Nature communications
2022; 13 (1): 3773
Abstract
Trace metals have been an important ingredient for life throughout Earth's history. Here, we describe the genome-guided cultivation of a member of the elusive archaeal lineage Caldarchaeales (syn. Aigarchaeota), Wolframiiraptor gerlachensis, and its growth dependence on tungsten. A metagenome-assembled genome (MAG) of W. gerlachensis encodes putative tungsten membrane transport systems, as well as pathways for anaerobic oxidation of sugars probably mediated by tungsten-dependent ferredoxin oxidoreductases that are expressed during growth.
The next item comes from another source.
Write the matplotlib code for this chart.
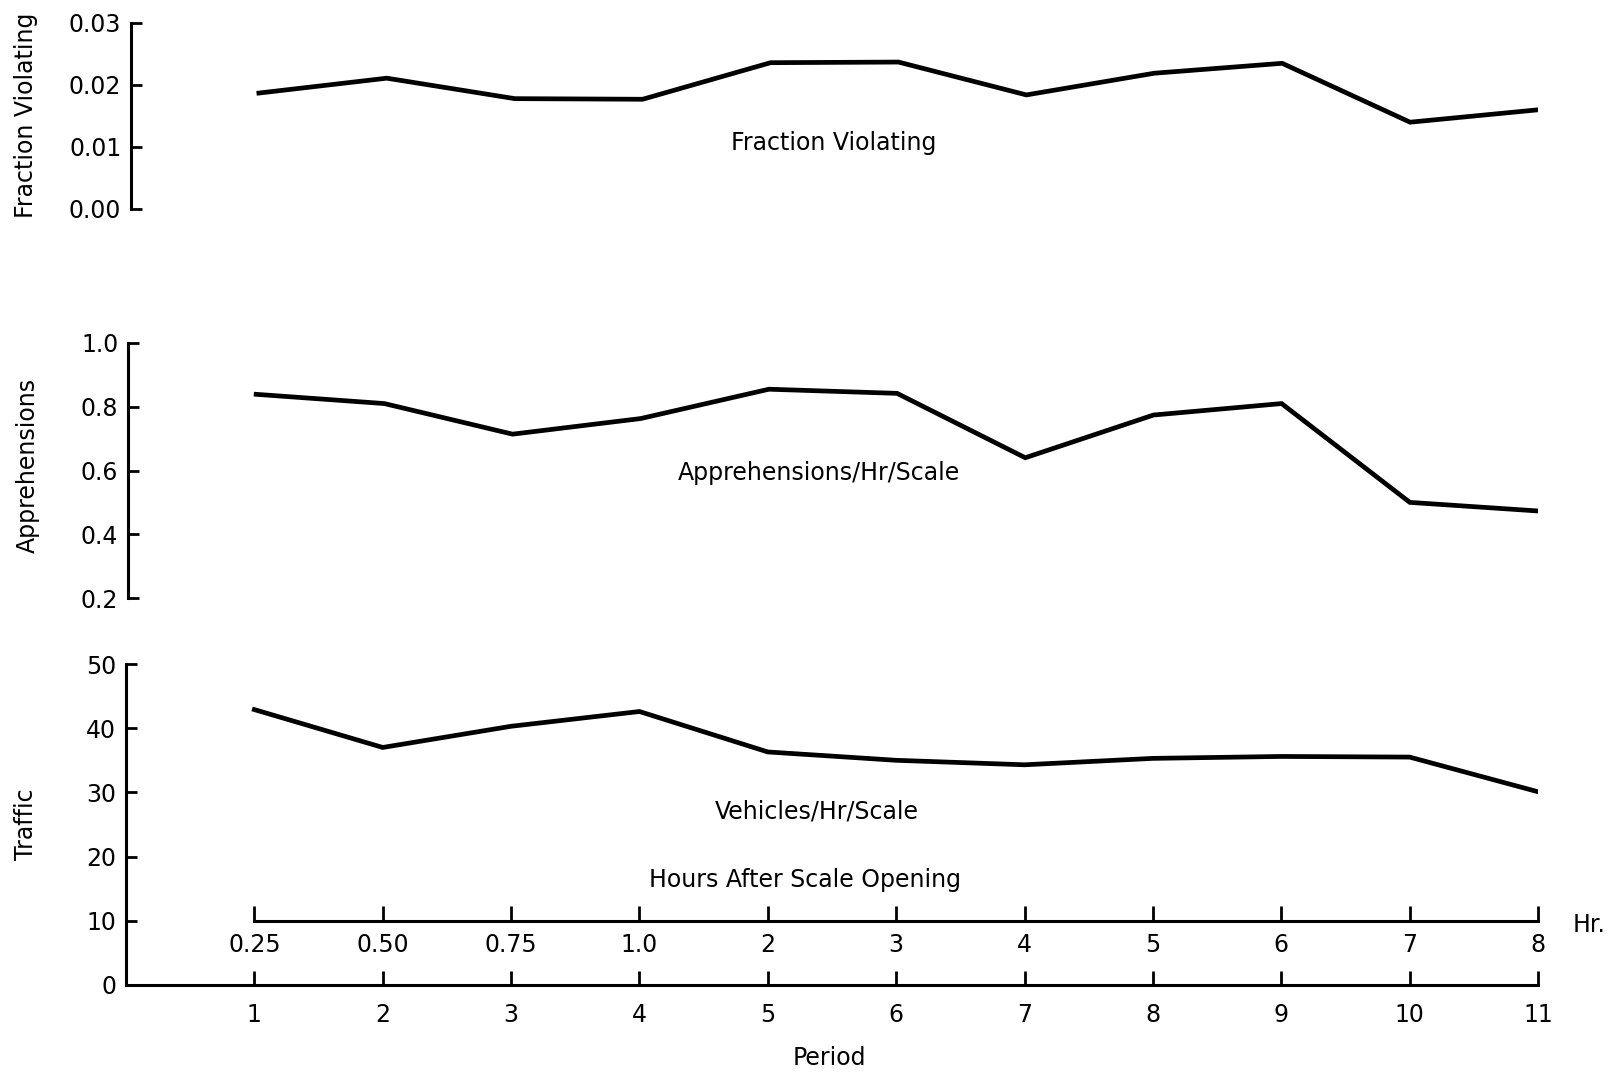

Catalyzed reporter deposition-fluorescence in-situ hybridization (CARD-FISH) and nanoscale secondary ion mass spectrometry (nanoSIMS) show that W. gerlachensis preferentially assimilates xylose. Phylogenetic analyses of 78 high-quality Wolframiiraptoraceae MAGs from terrestrial and marine hydrothermal systems suggest that tungsten-associated enzymes were present in the last common ancestor of extant Wolframiiraptoraceae. Our observations imply a crucial role for tungsten-dependent metabolism in the origin and evolution of this lineage, and hint at a relic metabolic dependence on this trace metal in early anaerobic thermophiles.